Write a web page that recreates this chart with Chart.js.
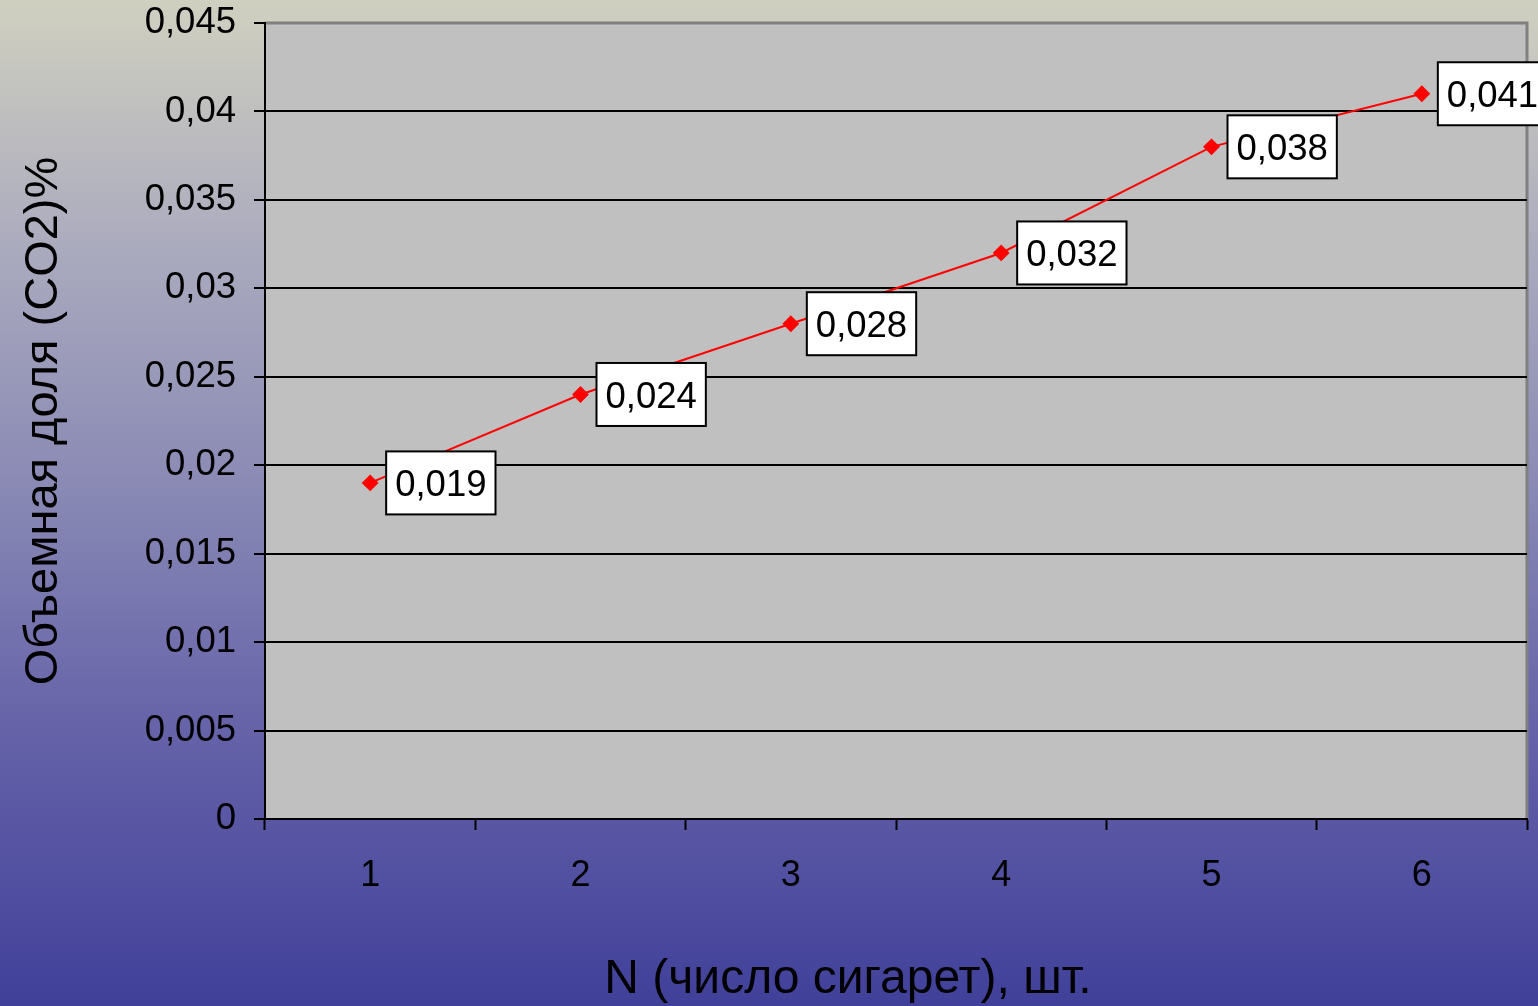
<!DOCTYPE html>
<html>
<head>
<meta charset="utf-8">
<script src="https://cdn.jsdelivr.net/npm/chart.js@4.4.1/dist/chart.umd.min.js"></script>
<style>
  html, body { margin: 0; padding: 0; }
  body { width: 1538px; height: 1006px; overflow: hidden; }
  #wrap { width: 1538px; height: 1006px; }
</style>
</head>
<body>
<div id="wrap"><canvas id="co2Chart"></canvas></div>
<script>
// значения с графика
const categories = ['1', '2', '3', '4', '5', '6'];
const co2Values = [0.019, 0.024, 0.028, 0.032, 0.038, 0.041];
const yMin = 0;
const yMax = 0.045;
const yStep = 0.005;
const xTitle = 'N (число сигарет), шт.';
const yTitle = 'Объемная доля (CO2)%';

const FONT = 'Arial, "Liberation Sans", sans-serif';
const fmt = v => Number(v.toFixed(3)).toString().replace('.', ',');

// фон слайда и серая область построения
const bgPlugin = {
    id: 'bg',
    beforeDraw(chart) {
        const c = chart.ctx;
        const g = c.createLinearGradient(0, 0, 0, chart.height);
        g.addColorStop(0, 'rgb(208,208,192)');
        g.addColorStop(0.25, 'rgb(170,170,190)');
        g.addColorStop(0.5, 'rgb(135,135,180)');
        g.addColorStop(0.7, 'rgb(105,102,170)');
        g.addColorStop(1, 'rgb(64,64,154)');
        c.save();
        c.fillStyle = g;
        c.fillRect(0, 0, chart.width, chart.height);
        const a = chart.chartArea;
        c.fillStyle = '#c0c0c0';
        c.fillRect(a.left, a.top, a.right - a.left, a.bottom - a.top);
        c.strokeStyle = '#808080';
        c.lineWidth = 3;
        c.beginPath();
        c.moveTo(a.left, a.top);
        c.lineTo(a.right, a.top);
        c.lineTo(a.right, a.bottom);
        c.stroke();
        c.restore();
    },
    afterDraw(chart) {
        // подпись оси X чуть левее центра, как на слайде
        const c = chart.ctx;
        c.save();
        c.font = '48px ' + FONT;
        c.fillStyle = '#000';
        c.textAlign = 'center';
        c.textBaseline = 'middle';
        c.fillText(xTitle, 848, 980);
        c.restore();
    }
};

// подписи значений в белых рамках
const labelPlugin = {
    id: 'boxLabels',
    afterDatasetsDraw(chart) {
        const c = chart.ctx;
        const meta = chart.getDatasetMeta(0);
        c.save();
        c.font = '36.5px ' + FONT;
        c.textBaseline = 'middle';
        c.textAlign = 'left';
        meta.data.forEach((pt, i) => {
            const txt = fmt(co2Values[i]);
            const w = c.measureText(txt).width + 18;
            const h = 63;
            const x = pt.x + 16;
            const y = pt.y - h / 2;
            c.fillStyle = '#fff';
            c.fillRect(x, y, w, h);
            c.strokeStyle = '#000';
            c.lineWidth = 2;
            c.strokeRect(x, y, w, h);
            c.fillStyle = '#000';
            c.fillText(txt, x + 9, y + h / 2 + 3);
        });
        c.restore();
    }
};

const ctx = document.getElementById('co2Chart').getContext('2d');

new Chart(ctx, {
    type: 'line',
    data: {
        labels: categories,
        datasets: [{
            data: co2Values,
            borderColor: '#ff0000',
            backgroundColor: '#ff0000',
            borderWidth: 2,
            tension: 0,
            pointStyle: 'rectRot',
            pointRadius: 7,
            pointBackgroundColor: '#ff0000',
            pointBorderColor: '#ff0000'
        }]
    },
    options: {
        responsive: true,
        maintainAspectRatio: false,
        animation: false,
        layout: {
            padding: { top: 23, right: 11, left: 0, bottom: 0 }
        },
        scales: {
            x: {
                offset: true,
                grid: {
                    offset: true,
                    drawOnChartArea: false,
                    drawTicks: true,
                    tickLength: 11,
                    tickWidth: 2,
                    tickColor: '#000'
                },
                border: { display: true, color: '#000', width: 2 },
                ticks: {
                    color: '#000',
                    padding: 24,
                    font: { family: FONT, size: 36 }
                },
                afterFit(scale) { scale.height = 187; }
            },
            y: {
                min: yMin,
                max: yMax,
                grid: {
                    color: c => (c.tick && c.tick.value >= yMax - 1e-9) ? 'rgba(0,0,0,0)' : '#000',
                    lineWidth: 2,
                    tickLength: 11,
                    tickWidth: 2,
                    tickColor: '#000'
                },
                border: { display: true, color: '#000', width: 2 },
                ticks: {
                    stepSize: yStep,
                    color: '#000',
                    padding: 18,
                    font: { family: FONT, size: 36.5 },
                    callback: v => fmt(v)
                },
                title: {
                    display: true,
                    text: yTitle,
                    color: '#000',
                    padding: { top: 16, bottom: 10 },
                    font: { family: FONT, size: 47 }
                },
                afterFit(scale) {
                    scale.width = 265;
                    scale.paddingTop = 0;
                    scale.paddingBottom = 0;
                }
            }
        },
        plugins: {
            legend: { display: false },
            tooltip: { enabled: false }
        }
    },
    plugins: [bgPlugin, labelPlugin]
});
</script>
</body>
</html>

━━━━━━━━━━━━━━━━━━━━

** Required task **
Leave out the pictures and give the listing above again exactly.

** Output for this task **
Write a web page that recreates this chart with Chart.js.
<!DOCTYPE html>
<html>
<head>
<meta charset="utf-8">
<script src="https://cdn.jsdelivr.net/npm/chart.js@4.4.1/dist/chart.umd.min.js"></script>
<style>
  html, body { margin: 0; padding: 0; }
  body { width: 1538px; height: 1006px; overflow: hidden; }
  #wrap { width: 1538px; height: 1006px; }
</style>
</head>
<body>
<div id="wrap"><canvas id="co2Chart"></canvas></div>
<script>
// значения с графика
const categories = ['1', '2', '3', '4', '5', '6'];
const co2Values = [0.019, 0.024, 0.028, 0.032, 0.038, 0.041];
const yMin = 0;
const yMax = 0.045;
const yStep = 0.005;
const xTitle = 'N (число сигарет), шт.';
const yTitle = 'Объемная доля (CO2)%';

const FONT = 'Arial, "Liberation Sans", sans-serif';
const fmt = v => Number(v.toFixed(3)).toString().replace('.', ',');

// фон слайда и серая область построения
const bgPlugin = {
    id: 'bg',
    beforeDraw(chart) {
        const c = chart.ctx;
        const g = c.createLinearGradient(0, 0, 0, chart.height);
        g.addColorStop(0, 'rgb(208,208,192)');
        g.addColorStop(0.25, 'rgb(170,170,190)');
        g.addColorStop(0.5, 'rgb(135,135,180)');
        g.addColorStop(0.7, 'rgb(105,102,170)');
        g.addColorStop(1, 'rgb(64,64,154)');
        c.save();
        c.fillStyle = g;
        c.fillRect(0, 0, chart.width, chart.height);
        const a = chart.chartArea;
        c.fillStyle = '#c0c0c0';
        c.fillRect(a.left, a.top, a.right - a.left, a.bottom - a.top);
        c.strokeStyle = '#808080';
        c.lineWidth = 3;
        c.beginPath();
        c.moveTo(a.left, a.top);
        c.lineTo(a.right, a.top);
        c.lineTo(a.right, a.bottom);
        c.stroke();
        c.restore();
    },
    afterDraw(chart) {
        // подпись оси X чуть левее центра, как на слайде
        const c = chart.ctx;
        c.save();
        c.font = '48px ' + FONT;
        c.fillStyle = '#000';
        c.textAlign = 'center';
        c.textBaseline = 'middle';
        c.fillText(xTitle, 848, 980);
        c.restore();
    }
};

// подписи значений в белых рамках
const labelPlugin = {
    id: 'boxLabels',
    afterDatasetsDraw(chart) {
        const c = chart.ctx;
        const meta = chart.getDatasetMeta(0);
        c.save();
        c.font = '36.5px ' + FONT;
        c.textBaseline = 'middle';
        c.textAlign = 'left';
        meta.data.forEach((pt, i) => {
            const txt = fmt(co2Values[i]);
            const w = c.measureText(txt).width + 18;
            const h = 63;
            const x = pt.x + 16;
            const y = pt.y - h / 2;
            c.fillStyle = '#fff';
            c.fillRect(x, y, w, h);
            c.strokeStyle = '#000';
            c.lineWidth = 2;
            c.strokeRect(x, y, w, h);
            c.fillStyle = '#000';
            c.fillText(txt, x + 9, y + h / 2 + 3);
        });
        c.restore();
    }
};

const ctx = document.getElementById('co2Chart').getContext('2d');

new Chart(ctx, {
    type: 'line',
    data: {
        labels: categories,
        datasets: [{
            data: co2Values,
            borderColor: '#ff0000',
            backgroundColor: '#ff0000',
            borderWidth: 2,
            tension: 0,
            pointStyle: 'rectRot',
            pointRadius: 7,
            pointBackgroundColor: '#ff0000',
            pointBorderColor: '#ff0000'
        }]
    },
    options: {
        responsive: true,
        maintainAspectRatio: false,
        animation: false,
        layout: {
            padding: { top: 23, right: 11, left: 0, bottom: 0 }
        },
        scales: {
            x: {
                offset: true,
                grid: {
                    offset: true,
                    drawOnChartArea: false,
                    drawTicks: true,
                    tickLength: 11,
                    tickWidth: 2,
                    tickColor: '#000'
                },
                border: { display: true, color: '#000', width: 2 },
                ticks: {
                    color: '#000',
                    padding: 24,
                    font: { family: FONT, size: 36 }
                },
                afterFit(scale) { scale.height = 187; }
            },
            y: {
                min: yMin,
                max: yMax,
                grid: {
                    color: c => (c.tick && c.tick.value >= yMax - 1e-9) ? 'rgba(0,0,0,0)' : '#000',
                    lineWidth: 2,
                    tickLength: 11,
                    tickWidth: 2,
                    tickColor: '#000'
                },
                border: { display: true, color: '#000', width: 2 },
                ticks: {
                    stepSize: yStep,
                    color: '#000',
                    padding: 18,
                    font: { family: FONT, size: 36.5 },
                    callback: v => fmt(v)
                },
                title: {
                    display: true,
                    text: yTitle,
                    color: '#000',
                    padding: { top: 16, bottom: 10 },
                    font: { family: FONT, size: 47 }
                },
                afterFit(scale) {
                    scale.width = 265;
                    scale.paddingTop = 0;
                    scale.paddingBottom = 0;
                }
            }
        },
        plugins: {
            legend: { display: false },
            tooltip: { enabled: false }
        }
    },
    plugins: [bgPlugin, labelPlugin]
});
</script>
</body>
</html>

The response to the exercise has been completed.